Will DiBello

Abington Art Center

Though July 27, 2014


By Jacob Feige



Will DiBello’s five large canvases and three works on paper are as striking for their context at the Abington Art Center as they are for their own gestural immediacy and vibrating chroma. Eccentric woodwork surrounds DiBello’s vigorous abstractions, the gallery itself a room in the former Alverthorpe Manor, a mid-twentieth-century mansion that was donated to the town of Abington for use as a cultural center in 1969. Far removed (culturally and geographically) from the white cubes that have become the norm in gallery architecture, artists must contend with the peculiarities of curving oak wheelchair ramps and pyramidal crown molding as they lay out work in the space. DiBello’s Are ‘Friends’ Electric? 2 (Black) hangs directly over a dark gray marble fireplace, the painting’s scale humorously-but-purposefully dominating the arrangement, if only by a slim margin.
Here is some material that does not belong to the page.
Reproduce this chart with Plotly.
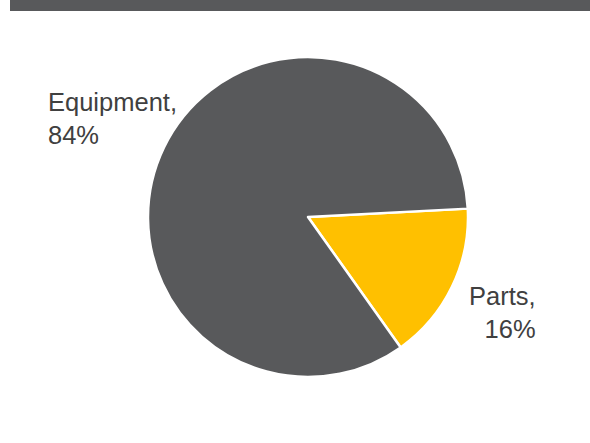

Nearby rooms at Abington, currently featuring solo exhibitions by Gerard Brown and Florence Moonan, each have their own architectural eccentricities, including irregular tile floors and plaster walls streaked with silver.


DiBello’s paintings have an outsized presence on many walls, their vivid colors and large scale slightly restrained by the space. Still, the room buzzes with energy and contrast. Half the works drape from the walls without frames or supports, giving the installation an informal air. With all the paintings dated 2014, the exhibition documents a series of experiments with abstraction, perhaps rooted in printmaking, marking a transitional moment for the artist. Much of DiBello’s past output has been rooted in the hard-edged pop of corporate logos, becoming increasingly abstracted and pattern-focused in recent years. The work at Abington has broken almost entirely with these pop references, which lingered in his work, however abstractly, until last year. The three works on paper, Screen #1, Screen #2, and Screen #3 suggest an Op approach to tight plaids and checks, equal parts fabric design and tribute to Bridget Riley. Canvases are productively playful and less disciplined. In a series of three Art ‘Friends’ Electric? paintings, wide, loose scribbles with a paintbrush yield a surprising sense of depth and movement. The large scale of the paintings is in pleasing contrast to the feeling that one is looking through a microscope at some sort of wiggly microbes. Art ‘Friends’ Electric? 3 (C+Y+M) pays tribute to DiBello’s work as a printmaker, with the process colors cyan, yellow, and magenta overlaid to suggest a far wider range of hues.


The boldest departure from DiBello’s previous bodies of work comes in CSS and Revision, two nine-by-seven foot canvases flopped from the top of the walls and painted with black and white acrylic. In each, a black pattern somewhere between the primitivism of A.R. Penck and the calligraphic abstraction of Mark Tobey has been laid over the surface. In the latter, haphazard white streaks, perhaps applied with a roller, mostly obscure the pattern, suggesting irreverence for the artist’s own process.


While these two works are formally and materially DiBello’s most daring, they are also the most familiar, seen in light of recent trends in abstract painting that have been unkindly termed “zombie formalism” by critics Walter Robinson and Jerry Saltz. Work that is clearly informed by such abstract painting, but which is so far removed from the commerce of the art fair that fuels demand for it, sits in an unsettled, parallel world of art production, taking on similar form but working with a different set of intentions. That is not to say that DiBello explicitly rejects the commerce of art; his work simply sits outside of it in this location. Should there be a less cynical reception for such work if the artist can’t be accused of making it to assimilate her/himself into the art fair economy? I am cautiously receptive to DiBello pursuing this new line in his work, even though it is leading him somewhat paradoxically to an approach that could be judged as conformist in another context. It is clearly the product of genuine play and experimentation, seen in light of his practice broadly. One artist’s calculated gesture of cultural sameness can look nearly identical to another artist’s risky investigation. Artists develop their own frameworks and narratives, and these often misalign with broader cultural narratives, as is the case for DiBello. But at the Abington Art Center, I wonder how many visitors would notice these subtle distinctions. Here the work may be more interesting without such baggage, free to be lively color and form in a distinctive space.


Jacob Feige is an artist and Assistant Professor of Art at the Richard Stockton College of NJ.